I get that Suzanne Moore is doing an equivalent of the ending of George Orwell’s Animal Farm (1945) on us – see the film version Animal Farm (1954) – and saying that any revolution is replaced by a regime that is just as bad. It also feels like an ending that offers Snow a good old Hollywood redemption and seems to say because he is a nice friendly grandfather type who promised never to lie to Katniss then he should be forgiven and because Coin authorised a few ruthless acts (that certainly seem bad but not quite as severe as Snow bombing Katniss’s home district to the ground and brainwashing Peta against her) then he gets a pass and she doesn’t.
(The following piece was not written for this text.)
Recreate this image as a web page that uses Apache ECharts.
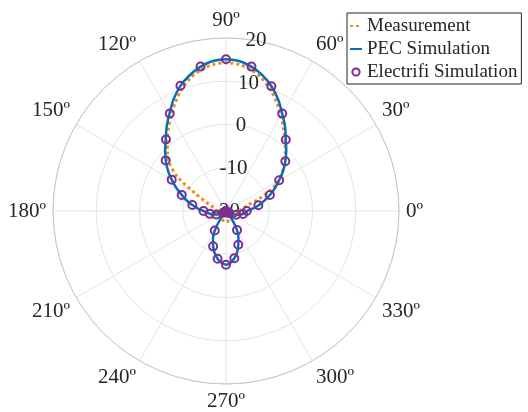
<!DOCTYPE html>
<html>
<head>
<meta charset="utf-8">
<script src="https://cdn.jsdelivr.net/npm/echarts@6/dist/echarts.min.js"></script>
<style>
  html, body { margin: 0; padding: 0; background: #fff; }
  #chart { width: 528px; height: 412px; }
</style>
</head>
<body>
<div id="chart"></div>
<script>
// angles in degrees, gain in dB
var measAngle = [0,5,10,15,20,25,30,35,40,45,50,55,60,65,70,75,80,85,90,
  95,100,105,110,115,120,125,130,135,140,145,150,155,160,165,170,175,180,
  190,200,210,220,230,240,250,260,270,280,290,300,310,320,330,340,350,360];
var measDb = [-17.0,-16.6,-15.8,-14.8,-12.0,-8.6,-5.9,-4.0,-2.4,-0.6,1.2,3.2,5.4,7.7,9.9,11.8,13.2,14.0,14.3,
  14.0,13.2,11.8,9.9,7.7,5.4,3.2,1.1,-0.9,-3.0,-6.4,-11.6,-14.5,-16.3,-17.1,-17.4,-17.6,-17.8,
  -18.2,-18.5,-18.5,-18.4,-18.2,-18.0,-17.8,-17.6,-17.4,-17.6,-17.8,-18.0,-18.2,-18.3,-18.2,-17.9,-17.4,-17.0];

var pecAngle = [0,5,10,15,20,25,30,35,40,45,50,55,60,65,70,75,80,85,90,
  95,100,105,110,115,120,125,130,135,140,145,150,155,160,165,170,175,180,
  185,190,195,200,205,210,215,220,225,230,235,240,245,250,255,260,265,270,
  275,280,285,290,295,300,305,310,315,320,325,330,335,340,345,350,355,360];
var pecDb = [-15.2,-13.8,-12.3,-10.8,-9.2,-7.5,-5.8,-3.9,-2.1,-0.3,1.5,3.8,6.0,8.5,10.7,12.5,13.9,14.8,15.1,
  14.8,13.9,12.5,10.8,8.6,6.1,3.9,1.7,-0.1,-1.8,-3.6,-5.5,-7.3,-9.1,-10.6,-12.1,-13.5,-14.8,
  -15.6,-16.2,-16.8,-17.6,-18.4,-19.2,-19.8,-20,-20,-19.6,-17.6,-14.8,-12.9,-11.3,-9.9,-8.8,-8.0,-7.6,
  -8.0,-8.9,-10.1,-11.7,-13.2,-14.9,-17.3,-19.5,-20,-20,-19.8,-19.1,-18.3,-17.5,-16.7,-16.0,-15.6,-15.2];

var elecAngle = [0,10,20,30,40,50,60,70,80,90,100,110,120,130,140,150,160,170,180,
  190,200,210,220,230,240,250,260,270,280,290,300,310,320,330,340,350];
var elecDb = [-15.2,-12.4,-9.2,-5.8,-2.1,1.5,6.0,10.7,13.9,15.1,13.9,10.8,6.0,1.6,-1.8,-5.5,-9.1,-12.1,-14.8,
  -16.2,-17.6,-19.2,-20,-19.6,-14.8,-11.3,-8.8,-7.6,-8.9,-11.7,-14.9,-19.5,-20,-19.1,-17.5,-16.0];

var angleTicks = [0, 30, 60, 90, 120, 150, 180, 210, 240, 270, 300, 330];
var radiusTicks = [-20, -10, 0, 10, 20];

function pairs(r, a) {
  return r.map(function (v, i) { return [v, a[i]]; });
}

var serif = 'Liberation Serif';
var textColor = '#262626';
var gridColor = '#e4e4e4';

var chart = echarts.init(document.getElementById('chart'));
chart.setOption({
  animation: false,
  legend: {
    orient: 'vertical',
    left: 347,
    top: 13,
    padding: [3, 4, 2, 2],
    itemGap: 3,
    itemWidth: 12,
    itemHeight: 9,
    backgroundColor: '#fff',
    borderColor: '#262626',
    borderWidth: 1,
    textStyle: { fontFamily: serif, fontSize: 19, color: textColor, lineHeight: 20 },
    data: [
      { name: 'Measurement', itemStyle: { opacity: 0 } },
      { name: 'PEC Simulation', itemStyle: { opacity: 0 } },
      { name: 'Electrifi Simulation', lineStyle: { opacity: 0 } }
    ]
  },
  polar: [
    { center: [226, 211], radius: 173 },
    { center: [226, 211], radius: 173 }
  ],
  angleAxis: [{
    polarIndex: 0,
    type: 'value',
    min: 0,
    max: 360,
    interval: 30,
    startAngle: 0,
    clockwise: false,
    axisLine: { lineStyle: { color: '#c4c4c4', width: 1 } },
    axisTick: { show: false },
    splitLine: { lineStyle: { color: gridColor, width: 1 } },
    axisLabel: {
      margin: 7,
      fontFamily: serif,
      fontSize: 21,
      color: textColor,
      formatter: function (v) {
        return angleTicks.indexOf(v) >= 0 ? v + 'º' : '';
      }
    }
  }, {
    polarIndex: 1,
    type: 'value',
    min: 0,
    max: 360,
    startAngle: 80,
    clockwise: false,
    axisLine: { show: false },
    axisTick: { show: false },
    splitLine: { show: false },
    axisLabel: { show: false }
  }],
  radiusAxis: [{
    polarIndex: 0,
    type: 'value',
    min: radiusTicks[0],
    max: radiusTicks[radiusTicks.length - 1],
    interval: 10,
    axisLine: { show: false },
    axisTick: { show: false },
    axisLabel: { show: false },
    splitLine: { lineStyle: { color: gridColor, width: 1 } }
  }, {
    polarIndex: 1,
    type: 'value',
    min: radiusTicks[0],
    max: radiusTicks[radiusTicks.length - 1],
    interval: 10,
    axisLine: { show: false },
    axisTick: { show: false },
    splitLine: { show: false },
    axisLabel: {
      margin: 0,
      align: 'center',
      verticalAlign: 'middle',
      showMinLabel: true,
      showMaxLabel: true,
      fontFamily: serif,
      fontSize: 21,
      color: textColor
    }
  }],
  series: [{
    name: 'Measurement',
    type: 'line',
    coordinateSystem: 'polar',
    polarIndex: 0,
    symbol: 'none',
    smooth: 0.3,
    color: '#EC8E1C',
    lineStyle: { width: 3, type: [3, 3], color: '#EC8E1C' },
    data: pairs(measDb, measAngle)
  }, {
    name: 'PEC Simulation',
    type: 'line',
    coordinateSystem: 'polar',
    polarIndex: 0,
    symbol: 'none',
    smooth: 0.3,
    color: '#0072BD',
    lineStyle: { width: 2.5, color: '#0072BD' },
    data: pairs(pecDb, pecAngle)
  }, {
    name: 'Electrifi Simulation',
    type: 'line',
    coordinateSystem: 'polar',
    polarIndex: 0,
    symbol: 'circle',
    symbolSize: 8,
    color: '#7E2F8E',
    itemStyle: { color: 'rgba(255,255,255,0)', borderColor: '#7E2F8E', borderWidth: 2 },
    lineStyle: { width: 0, opacity: 0 },
    data: pairs(elecDb, elecAngle)
  }]
});
</script>
</body>
</html>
It throws the series’ thrust of sympathies off in a big way.

Katniss Everdeen (Jennifer Lawrence) reaches The Capitol in The Hunger Games: Mockingjay Part 2 (2015)
Katniss Everdeen (Jennifer Lawrence) reaches The Capitol

The other complaint is also that the film seems to fall into the common mistake that societies and revolutions are led by charismatic individuals. They certainly are but these are also backed by pyramids of power structure and hierarchies of appointment. That is to say, just killing the head of a state or movement is not something that automatically vanquishes the ideals that the rest of the people below them were fighting for – if it was the case then al-Qaeda would surely have ended with the killing of Osama bin Laden.

This is part of the essential Mary Sue fantasy that most of these Young Adult films play into – a term derived from fanfic where an ordinary seeming heroine (or hero) – ie. stand-in for the author – has an irresistible quality that makes them desired by people of great stature or else they come into possession of amazing powers. You can see this play out in the Twilight series and Fifty Shades of Gray (2015) at its worst, while not even Harry Potter is immune with its saga of the ordinary kid in possession of amazing destiny and incredible powers. Katniss Everdeen has become a slightly more complex character but there is very much the sense of the individual being able to singlehandedly topple corrupt regimes solely through her resolute moral purpose and honesty.